Validating the Partition

  1. Use a two-sample Z-test to assess whether the churn proportion differs significantly between training and test sets.

  2. Apply a two-sample t-test to evaluate whether average age differs across subsets in the bank dataset.

  3. Conduct a Chi-square test to assess whether the distribution of marital status differs between subsets in the bank dataset.

  4. Suppose the churn proportion is 30 percent in training and 15 percent in testing. Identify an appropriate statistical test and explain a correction strategy.

  5. Select three numerical variables in the risk dataset and assess whether their distributions differ between the two subsets.

Balancing the Training Dataset

  1. Examine the class distribution of churn in the training set.

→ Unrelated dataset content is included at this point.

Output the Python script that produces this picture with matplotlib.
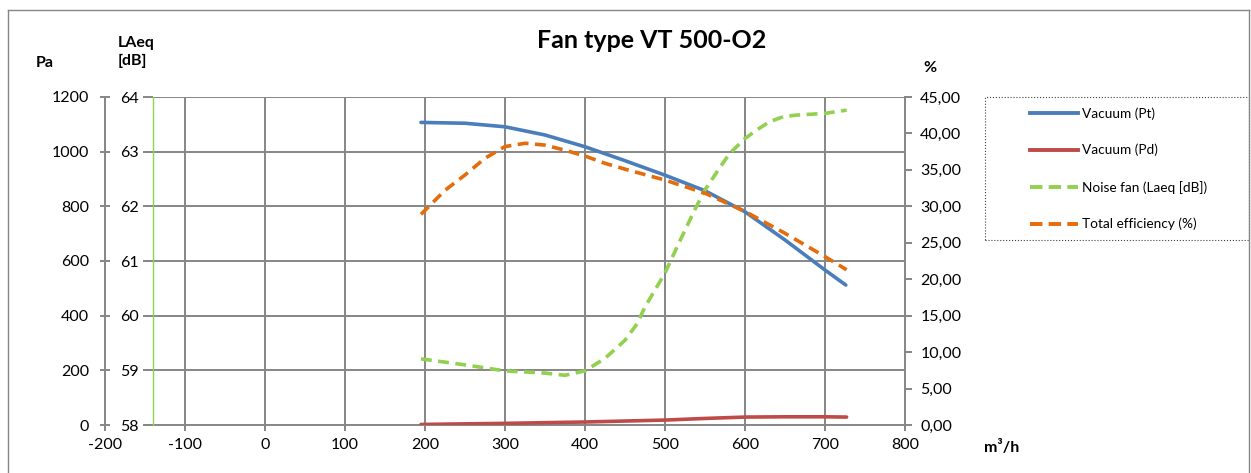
import matplotlib.pyplot as plt
from matplotlib.lines import Line2D
from matplotlib.patches import Rectangle
from matplotlib.ticker import FuncFormatter

plt.rcParams['font.family'] = ['Lato', 'DejaVu Sans']
plt.rcParams['axes.unicode_minus'] = False

# air flow (m3/h) and the values
flow_pt = [195, 250, 300, 350, 400, 450, 500, 550, 600, 650, 700, 726]
vac_pt = [1107, 1104, 1091, 1061, 1018, 967, 914, 857, 780, 677, 567, 512]

flow_pd = [195, 300, 400, 500, 550, 600, 650, 700, 727]
vac_pd = [2, 6, 11, 18, 24, 29, 30, 30, 29]

flow_noise = [195, 250, 300, 350, 375, 400, 425, 450, 465, 475, 500, 519, 537, 550,
              569, 581, 600, 615, 631, 648, 665, 700, 727]
noise = [59.21, 59.10, 58.99, 58.95, 58.91, 58.99, 59.22, 59.55, 59.85, 60.16, 60.78,
         61.38, 61.93, 62.30, 62.72, 62.97, 63.24, 63.40, 63.55, 63.64, 63.67, 63.70, 63.76]

flow_eff = [195, 225, 250, 275, 300, 325, 350, 375, 400, 425, 450, 500, 550, 600, 650,
            700, 727]
eff = [28.9, 32.2, 34.3, 36.6, 38.2, 38.65, 38.4, 37.7, 36.9, 35.9, 35.1, 33.6, 31.8,
       29.3, 26.3, 23.1, 21.3]

x_ticks = list(range(-200, 900, 100))
pa_ticks = list(range(0, 1400, 200))
db_ticks = list(range(58, 65))
pct_ticks = list(range(0, 50, 5))

grey = '#868686'
c_pt, c_pd, c_noise, c_eff = '#4A7EBB', '#BE4B48', '#92D050', '#E46C0A'

W, H = 1251, 473
fig = plt.figure(figsize=(W / 100, H / 100), dpi=100)
ax = fig.add_axes([105 / W, 48 / H, 800 / W, 328 / H])
ax.set_xlim(-200, 800)
ax.set_ylim(0, 1200)
ax.patch.set_visible(False)

# grid, drawn by hand because it starts right of the Pa axis
ax.hlines(pa_ticks[1:], -150, 800, color=grey, lw=1.4, zorder=1)
ax.vlines(x_ticks[1:-1], 0, 1200, color=grey, lw=1.4, zorder=1)

for s in ['top', 'right']:
    ax.spines[s].set_visible(False)
ax.spines['left'].set_color(grey)
ax.spines['left'].set_linewidth(1.4)
ax.spines['bottom'].set_color(grey)
ax.spines['bottom'].set_linewidth(1.4)
ax.spines['bottom'].set_bounds(-150, 800)
ax.set_xticks(x_ticks)
ax.set_yticks(pa_ticks)
ax.tick_params(axis='x', length=4, width=1.4, color=grey, pad=5, labelsize=11.5)
ax.tick_params(axis='y', direction='inout', length=7, width=1.4, color=grey, pad=8, labelsize=11.5)

# LAeq axis
ax2 = ax.twinx()
ax2.set_ylim(58, 64)
ax2.spines['right'].set_visible(False)
ax2.spines['top'].set_visible(False)
ax2.spines['bottom'].set_visible(False)
ax2.spines['left'].set_position(('data', -140))
ax2.spines['left'].set_color(c_noise)
ax2.spines['left'].set_linewidth(1.0)
ax2.yaxis.set_ticks_position('left')
ax2.set_yticks(db_ticks)
ax2.tick_params(axis='y', length=7, width=1.4, color=grey, pad=3, labelsize=11.5)

# % axis
ax3 = ax.twinx()
ax3.set_ylim(0, 45)
for s in ['left', 'top', 'bottom']:
    ax3.spines[s].set_visible(False)
ax3.spines['right'].set_color(grey)
ax3.spines['right'].set_linewidth(1.4)
ax3.set_yticks(pct_ticks)
ax3.yaxis.set_major_formatter(FuncFormatter(lambda v, p: f'{v:.2f}'.replace('.', ',')))
ax3.tick_params(axis='y', length=5, width=1.4, color=grey, pad=6, labelsize=11.5)

ax.plot(flow_pt, vac_pt, color=c_pt, lw=2.6, solid_capstyle='round',
        solid_joinstyle='round', zorder=5)
ax.plot(flow_pd, vac_pd, color=c_pd, lw=2.6, solid_capstyle='round', zorder=5)
ax2.plot(flow_noise, noise, color=c_noise, lw=2.6, dashes=(3, 1.8), zorder=5)
ax3.plot(flow_eff, eff, color=c_eff, lw=2.6, dashes=(3, 1.8), zorder=5)

fig.text(652 / W, 1 - 40 / H, 'Fan type VT 500-O2', ha='center', va='center',
         fontsize=18, fontweight='bold')
fig.text(45 / W, 1 - 63 / H, 'Pa', ha='center', va='center', fontsize=11.5, fontweight='bold')
fig.text(118 / W, 1 - 52 / H, 'LAeq\n[dB]', ha='left', va='center', fontsize=11.5,
         fontweight='bold', linespacing=1.3)
fig.text(930 / W, 1 - 68 / H, '%', ha='center', va='center', fontsize=11.5, fontweight='bold')
fig.text(1002 / W, 1 - 447 / H, 'm³/h', ha='center', va='center', fontsize=11.5, fontweight='bold')

handles = [
    Line2D([], [], color=c_pt, lw=2.8),
    Line2D([], [], color=c_pd, lw=2.8),
    Line2D([], [], color=c_noise, lw=2.8, dashes=(3.2, 1.6)),
    Line2D([], [], color=c_eff, lw=2.8, dashes=(3.2, 1.6)),
]
labels = ['Vacuum (Pt)', 'Vacuum (Pd)', 'Noise fan (Laeq [dB])', 'Total efficiency (%)']
fig.legend(handles, labels, loc='upper left', bbox_to_anchor=(1030 / W, 1 - 107 / H),
           frameon=False, fontsize=9.8, borderpad=0, borderaxespad=0,
           handlelength=3.5, handletextpad=0.3, labelspacing=1.78)
fig.add_artist(Rectangle((985 / W, 1 - 240 / H), 264 / W, 143 / H, transform=fig.transFigure,
                         fill=False, ec='#404040', lw=0.8, ls=':'))

# chart border
fig.add_artist(Line2D([8 / W, 8 / W], [0, 1 - 10 / H], transform=fig.transFigure, color=grey, lw=1))
fig.add_artist(Line2D([8 / W, 1249 / W], [1 - 10 / H, 1 - 10 / H], transform=fig.transFigure,
                      color=grey, lw=1))
fig.add_artist(Line2D([1249 / W, 1249 / W], [0, 1 - 10 / H], transform=fig.transFigure,
                      color=grey, lw=1))

fig.savefig('out.png', dpi=100)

Report the proportion of churners.

  2. Apply random oversampling to increase the churner class to 40 percent of the training data using the ROSE package.

  3. Use undersampling to equalize the deposit = "yes" and deposit = "no" classes in the training set of the bank dataset.

  4. Create bar plots to compare the class distribution in the churn dataset before and after balancing.

Self-Reflection

  1. Which of the three preparation steps (partitioning, validation, and balancing) currently feels most intuitive, and which would benefit from additional practice? Justify the response.

  2. How does a deeper understanding of data preparation influence perceptions of model evaluation and fairness?